_Problem to solve_
Identify each line below that contains the word "this", and copy it out.

_Entries supplied_
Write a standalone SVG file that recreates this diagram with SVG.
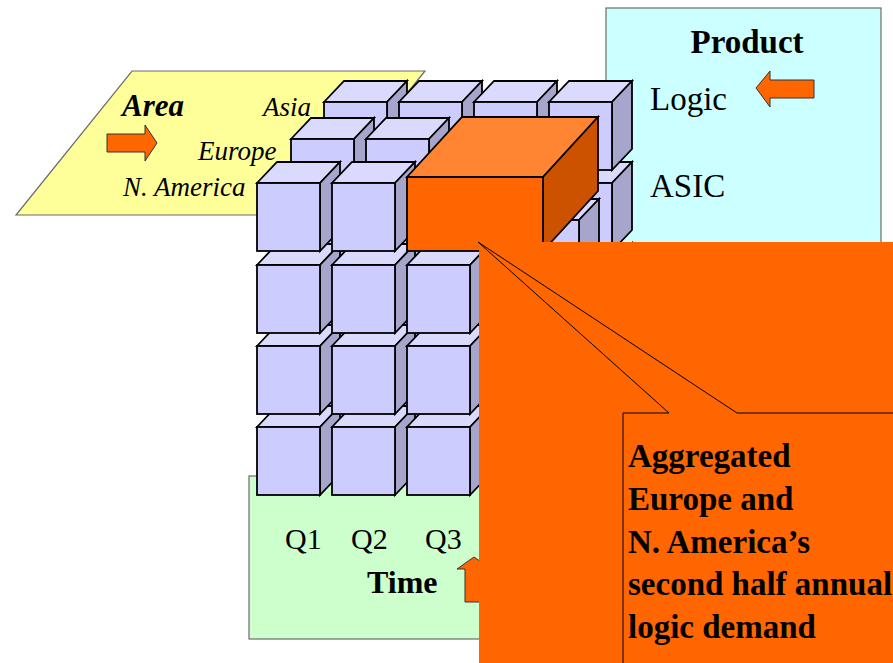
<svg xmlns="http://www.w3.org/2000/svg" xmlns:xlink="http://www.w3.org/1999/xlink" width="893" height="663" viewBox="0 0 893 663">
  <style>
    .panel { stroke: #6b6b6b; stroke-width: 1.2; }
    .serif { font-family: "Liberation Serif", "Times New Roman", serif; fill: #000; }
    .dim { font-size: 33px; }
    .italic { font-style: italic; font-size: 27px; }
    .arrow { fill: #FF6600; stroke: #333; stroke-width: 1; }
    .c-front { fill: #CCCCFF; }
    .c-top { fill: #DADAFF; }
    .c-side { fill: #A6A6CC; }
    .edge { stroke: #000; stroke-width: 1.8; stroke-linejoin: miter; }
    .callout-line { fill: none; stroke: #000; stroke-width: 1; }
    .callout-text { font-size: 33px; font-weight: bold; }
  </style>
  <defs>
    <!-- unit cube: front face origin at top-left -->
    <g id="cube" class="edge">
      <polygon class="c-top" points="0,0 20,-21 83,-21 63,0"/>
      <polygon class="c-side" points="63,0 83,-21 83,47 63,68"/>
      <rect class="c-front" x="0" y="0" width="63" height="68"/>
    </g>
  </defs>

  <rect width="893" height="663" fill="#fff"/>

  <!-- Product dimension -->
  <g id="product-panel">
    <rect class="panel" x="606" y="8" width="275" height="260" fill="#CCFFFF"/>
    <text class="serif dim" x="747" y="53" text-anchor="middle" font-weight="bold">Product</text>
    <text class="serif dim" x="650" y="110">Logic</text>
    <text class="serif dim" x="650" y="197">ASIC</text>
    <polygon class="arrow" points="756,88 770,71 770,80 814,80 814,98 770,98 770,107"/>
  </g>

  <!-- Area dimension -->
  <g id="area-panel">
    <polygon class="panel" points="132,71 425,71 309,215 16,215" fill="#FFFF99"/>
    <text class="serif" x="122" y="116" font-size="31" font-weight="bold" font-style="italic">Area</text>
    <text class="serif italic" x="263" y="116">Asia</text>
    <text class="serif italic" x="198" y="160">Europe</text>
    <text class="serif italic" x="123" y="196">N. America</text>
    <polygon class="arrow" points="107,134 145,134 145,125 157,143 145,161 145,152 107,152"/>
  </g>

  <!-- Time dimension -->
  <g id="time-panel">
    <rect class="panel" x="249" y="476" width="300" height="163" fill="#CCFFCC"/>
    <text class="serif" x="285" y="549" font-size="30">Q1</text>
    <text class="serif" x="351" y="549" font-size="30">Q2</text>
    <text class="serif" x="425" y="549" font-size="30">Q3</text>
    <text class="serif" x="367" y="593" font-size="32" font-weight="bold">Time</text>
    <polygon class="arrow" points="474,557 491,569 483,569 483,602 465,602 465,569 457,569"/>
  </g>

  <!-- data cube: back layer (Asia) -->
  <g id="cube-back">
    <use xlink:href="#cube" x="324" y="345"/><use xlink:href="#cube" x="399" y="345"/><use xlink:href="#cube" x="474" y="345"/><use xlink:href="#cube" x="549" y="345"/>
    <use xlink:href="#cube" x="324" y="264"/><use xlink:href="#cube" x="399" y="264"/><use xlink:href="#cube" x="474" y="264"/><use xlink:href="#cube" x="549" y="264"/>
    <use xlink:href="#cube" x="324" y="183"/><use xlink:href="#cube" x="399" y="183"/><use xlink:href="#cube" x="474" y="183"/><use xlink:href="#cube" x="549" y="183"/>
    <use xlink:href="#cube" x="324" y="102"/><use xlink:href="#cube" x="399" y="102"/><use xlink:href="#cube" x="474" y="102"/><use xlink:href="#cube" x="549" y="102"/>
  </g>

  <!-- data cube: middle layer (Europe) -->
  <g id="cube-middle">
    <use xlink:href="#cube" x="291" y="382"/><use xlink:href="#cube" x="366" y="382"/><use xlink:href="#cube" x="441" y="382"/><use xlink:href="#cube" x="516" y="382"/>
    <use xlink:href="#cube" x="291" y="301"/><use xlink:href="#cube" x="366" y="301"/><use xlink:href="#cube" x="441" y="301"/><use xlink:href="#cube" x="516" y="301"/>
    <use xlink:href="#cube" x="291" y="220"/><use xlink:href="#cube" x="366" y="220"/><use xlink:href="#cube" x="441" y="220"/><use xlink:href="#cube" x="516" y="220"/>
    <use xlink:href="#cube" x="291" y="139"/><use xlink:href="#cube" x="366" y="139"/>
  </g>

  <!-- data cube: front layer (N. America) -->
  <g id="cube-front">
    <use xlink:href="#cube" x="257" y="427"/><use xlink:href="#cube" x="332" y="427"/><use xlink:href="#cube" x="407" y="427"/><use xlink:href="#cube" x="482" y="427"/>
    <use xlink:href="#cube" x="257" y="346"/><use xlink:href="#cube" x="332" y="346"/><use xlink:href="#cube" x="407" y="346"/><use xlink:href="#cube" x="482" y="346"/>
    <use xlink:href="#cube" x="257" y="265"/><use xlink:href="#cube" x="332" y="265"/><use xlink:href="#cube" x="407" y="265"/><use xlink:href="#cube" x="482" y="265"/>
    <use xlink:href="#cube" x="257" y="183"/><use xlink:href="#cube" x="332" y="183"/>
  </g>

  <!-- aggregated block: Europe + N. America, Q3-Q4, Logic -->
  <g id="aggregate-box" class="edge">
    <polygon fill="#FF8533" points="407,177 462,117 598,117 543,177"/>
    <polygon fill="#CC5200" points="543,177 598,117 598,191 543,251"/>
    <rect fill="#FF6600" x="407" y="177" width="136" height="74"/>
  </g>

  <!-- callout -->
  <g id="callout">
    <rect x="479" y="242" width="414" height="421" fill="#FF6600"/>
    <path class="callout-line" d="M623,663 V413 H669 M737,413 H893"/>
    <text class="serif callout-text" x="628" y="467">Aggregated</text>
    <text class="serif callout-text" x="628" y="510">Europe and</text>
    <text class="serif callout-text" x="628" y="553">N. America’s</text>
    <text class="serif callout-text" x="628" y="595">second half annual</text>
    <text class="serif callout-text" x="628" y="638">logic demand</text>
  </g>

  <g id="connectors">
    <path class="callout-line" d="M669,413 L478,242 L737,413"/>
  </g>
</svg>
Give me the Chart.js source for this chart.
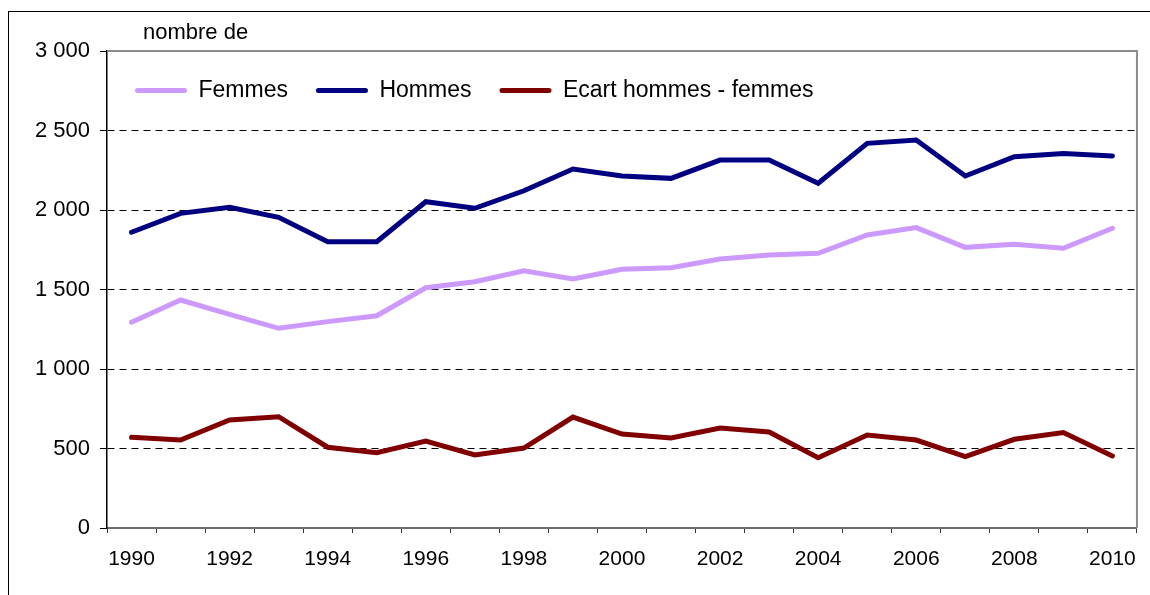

_Task output_
Write a standalone SVG file that recreates this diagram with SVG.
Give me the Chart.js source for this chart.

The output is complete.